In lieu of a pet alligator, Nash has a lovable, comical sidekick played by Cheech Marin. There's at least one knock-down fist-fight per episode. The Allman Brothers are always popping up on the soundtrack. And, oh yeah, Nash does these cute magic tricks where he cuffs suspects to tables and stuff when they're not looking.

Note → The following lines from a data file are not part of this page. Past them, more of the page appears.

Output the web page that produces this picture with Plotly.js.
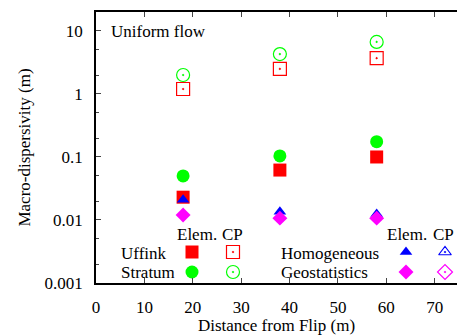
<!DOCTYPE html>
<html>
<head>
<meta charset="utf-8">
<script src="https://cdn.plot.ly/plotly-3.0.1.min.js"></script>
<style>
html,body{margin:0;padding:0;background:#fff;}
#chart{width:457px;height:335px;}
</style>
</head>
<body>
<div id="chart"></div>
<script>
// ---- data ----
const distance = [18, 38, 58];
const uffinkElem = [0.023, 0.062, 0.10];
const uffinkCP = [1.2, 2.5, 3.7];
const stratumElem = [0.05, 0.104, 0.175];
const stratumCP = [2.0, 4.3, 6.7];
const homogElem = [0.021, 0.0135, 0.0125];
const geostatElem = [0.012, 0.0107, 0.0107];
const yTickVals = [0.001, 0.01, 0.1, 1, 10];
const yTickText = ["0.001", "0.01", "0.1", "1", "10"];
const xTickVals = [0, 10, 20, 30, 40, 50, 60, 70];

const RED = '#ff0000', GREEN = '#00ff00', BLUE = '#0000ff', MAG = '#ff00ff';
function F() { return {family: 'Times New Roman', size: 17, color: 'black'}; }

function mk(symbol, color, size) {
  const open = symbol.indexOf('open') >= 0;
  return {symbol: symbol, size: size, color: color,
          line: {color: color, width: open ? 1.2 : 0}};
}
function series(y, symbol, color, size) {
  return {x: distance, y: y, type: 'scatter', mode: 'markers', showlegend: false,
          marker: mk(symbol, color, size), hoverinfo: 'skip'};
}

const traces = [
  series(stratumCP, 'circle-open-dot', GREEN, 13),
  series(uffinkCP, 'square-open-dot', RED, 13),
  series(stratumElem, 'circle', GREEN, 13),
  series(uffinkElem, 'square', RED, 13),
  series(homogElem, 'triangle-up', BLUE, 11),
  series(geostatElem, 'diamond', MAG, 11.5)
];

// ---- key (legend) drawn on an overlay axis in pixel units of the plot area ----
const keyItems = [
  {x: 96, y: 240, symbol: 'square', color: RED, size: 13},
  {x: 96, y: 260, symbol: 'circle', color: GREEN, size: 13},
  {x: 137, y: 240, symbol: 'square-open-dot', color: RED, size: 13},
  {x: 137, y: 260, symbol: 'circle-open-dot', color: GREEN, size: 13},
  {x: 310, y: 240, symbol: 'triangle-up', color: BLUE, size: 11},
  {x: 310, y: 260, symbol: 'diamond', color: MAG, size: 11.5},
  {x: 349, y: 240, symbol: 'triangle-up-open-dot', color: BLUE, size: 11},
  {x: 349, y: 260, symbol: 'diamond-open-dot', color: MAG, size: 11.5}
];
keyItems.forEach(k => {
  traces.push({x: [k.x], y: [k.y], xaxis: 'x2', yaxis: 'y2', type: 'scatter',
               mode: 'markers', showlegend: false, hoverinfo: 'skip',
               marker: mk(k.symbol, k.color, k.size)});
});

function txt(text, x, y, xanchor) {
  return {text: text, x: x, y: y, xref: 'x2', yref: 'y2', showarrow: false,
          xanchor: xanchor || 'center', yanchor: 'middle', font: F()};
}
const annotations = [
  txt('Uniform flow', 13, 19, 'left'),
  txt('Elem.', 101, 222),
  txt('CP', 136, 222),
  txt('Uffink', 23, 241, 'left'),
  txt('Stratum', 23, 260, 'left'),
  txt('Elem.', 311, 222),
  txt('CP', 347, 222),
  txt('Homogeneous', 183, 241, 'left'),
  txt('Geostatistics', 183, 260, 'left')
];

const layout = {
  width: 457, height: 335,
  margin: {l: 96, r: 0, t: 12, b: 52},
  paper_bgcolor: '#fff', plot_bgcolor: '#fff',
  font: F(),
  xaxis: {
    range: [0, 74.6], tickvals: xTickVals, ticks: 'inside', ticklen: 5, tickwidth: 1,
    showline: true, linecolor: '#000', linewidth: 1.5, mirror: 'ticks', showgrid: false,
    zeroline: false, ticklabelstandoff: 8, tickfont: F(),
    title: {text: 'Distance from Flip (m)', font: F(), standoff: 8}
  },
  yaxis: {
    type: 'log', range: [-3, Math.log10(20)], tickvals: yTickVals, ticktext: yTickText,
    ticks: 'inside', ticklen: 5, tickwidth: 1,
    minor: {dtick: 'D2', ticks: 'inside', ticklen: 3, tickwidth: 1, showgrid: false},
    showline: true, linecolor: '#000', linewidth: 1.5, mirror: false, showgrid: false,
    zeroline: false, ticklabelstandoff: 8, tickfont: F(),
    title: {text: 'Macro-dispersivity (m)', font: F(), standoff: 10}
  },
  xaxis2: {overlaying: 'x', range: [0, 361], visible: false, fixedrange: true},
  yaxis2: {overlaying: 'y', range: [271, 0], visible: false, fixedrange: true},
  annotations: annotations,
  showlegend: false
};

Plotly.newPlot('chart', traces, layout, {displayModeBar: false});
</script>
</body>
</html>
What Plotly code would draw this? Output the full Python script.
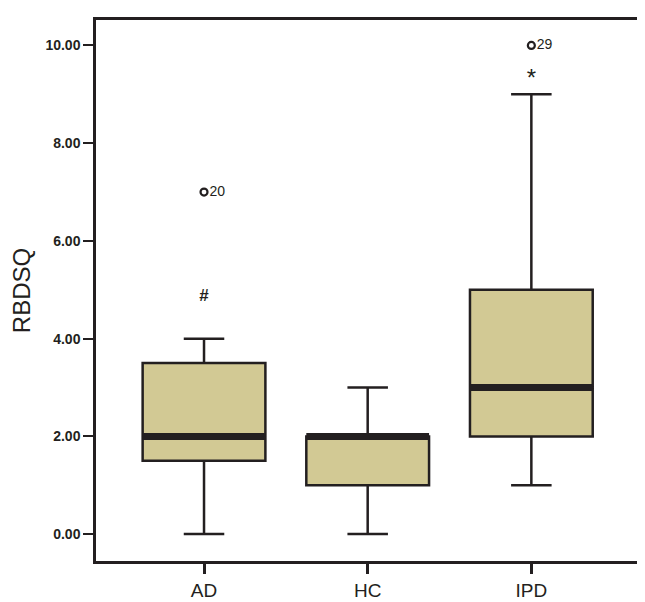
import plotly.graph_objects as go

# Boxplot summary per group
groups = ['AD', 'HC', 'IPD']
q1 = [1.5, 1.0, 2.0]
median = [2.0, 2.0, 3.0]
q3 = [3.5, 2.0, 5.0]
lower = [0.0, 0.0, 1.0]
upper = [4.0, 3.0, 9.0]

# outliers (group index, value, case label)
out_group = [0, 2]
out_value = [7.0, 10.0]
out_label = ['20', '29']

# significance marks above boxes
mark_group = [0, 2]
mark_value = [4.85, 9.3]
mark_text = ['<b>#</b>', '*']
mark_size = [17, 24]

y_ticks = [0, 2, 4, 6, 8, 10]

INK = '#231F20'
FILL = '#D2C994'
FONT = 'Arial, Liberation Sans'
BOX_W = 0.75
pos = list(range(len(groups)))

fig = go.Figure()
fig.add_trace(go.Box(x=pos, q1=q1, median=median, q3=q3,
                     lowerfence=lower, upperfence=upper,
                     width=BOX_W, whiskerwidth=0.33,
                     fillcolor=FILL, line=dict(color=INK, width=2.5),
                     boxpoints=False, hoverinfo='skip', showlegend=False))

# thick median bars (SPSS style)
mx, my = [], []
for i, m in zip(pos, median):
    mx += [i - BOX_W / 2, i + BOX_W / 2, None]
    my += [m, m, None]
fig.add_trace(go.Scatter(x=mx, y=my, mode='lines',
                         line=dict(color=INK, width=7),
                         showlegend=False, hoverinfo='skip'))

# outliers with case numbers
fig.add_trace(go.Scatter(x=out_group, y=out_value, mode='markers+text',
                         marker=dict(symbol='circle-open', size=7,
                                     color=INK, line=dict(width=2.2)),
                         text=out_label, textposition='middle right',
                         textfont=dict(family=FONT, size=14, color=INK),
                         showlegend=False, hoverinfo='skip'))

fig.add_trace(go.Scatter(x=mark_group, y=mark_value, mode='text',
                         text=mark_text,
                         textfont=dict(family=FONT, size=mark_size, color=INK),
                         showlegend=False, hoverinfo='skip'))

fig.update_layout(
    width=645, height=602,
    margin=dict(l=86, r=9, t=10, b=49),
    paper_bgcolor='white', plot_bgcolor='white',
    font=dict(family=FONT, color=INK),
    xaxis=dict(range=[-0.66, 2.67], tickvals=pos, ticktext=groups,
               showgrid=False, zeroline=False,
               showline=True, mirror=True, linewidth=2.5, linecolor=INK,
               ticks='outside', ticklen=10, tickwidth=2.5, tickcolor=INK,
               tickfont=dict(size=19, color=INK)),
    yaxis=dict(range=[-0.55, 10.52], tickvals=y_ticks, tickformat='.2f',
               showgrid=False, zeroline=False,
               showline=True, mirror=True, linewidth=2.5, linecolor=INK,
               ticks='outside', ticklen=10, tickwidth=2, tickcolor=INK,
               tickfont=dict(size=14, color=INK, weight='bold'),
               title=dict(text='RBDSQ', font=dict(size=24, color=INK), standoff=12)),
)

fig.write_html("out.html")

Lest you think "Nash Bridges" is just another Action-Lite throwaway, a background note on the "Nash Bridges" Web site credits anarchic architect Lebbeus Woods with inspiring the show's arresting look. Nearly every building is in a state of disrepair/repair from earthquake damage. Nash's warehouse-loft apartment building has a big hole where the front door should be. "If you entered your home through a hole in the wall, how would that affect you?" asks the uncredited author of the Web site's architecture note. This may seem like quite a weighty conceit for such an inconsequential show, but then, this is the '90s and Johnson has discovered...

ACT V: CONNECTIVITY

As "Nash Bridges" makes clear, Don Johnson is putting his energies into pulling together The Total Package. "Nash Bridges" is a TV show, but it's also a Web site inspired by a TV show. The show is manly, yes, but romantic enough for female viewers, too. It's a cop show, but it's a comedy. It's low art, but it's arty. Nash is Southern, but urban; hokey, but cosmopolitan; horny, but tender; single, but married; white, but black. He drives a '70s car wearing '80s clothes with a '60s burnout for a sidekick through the multicultural melting pot of the '90s. Johnson is a rainbow coalition unto himself. He's the TV star as compromise politician, the celebrity as the walking embodiment of mergermania. He's more than an actor -- he's a way of life, the American success story, over and over. He's Don Johnson, Inc. And, Bubba, you can take that to the bank.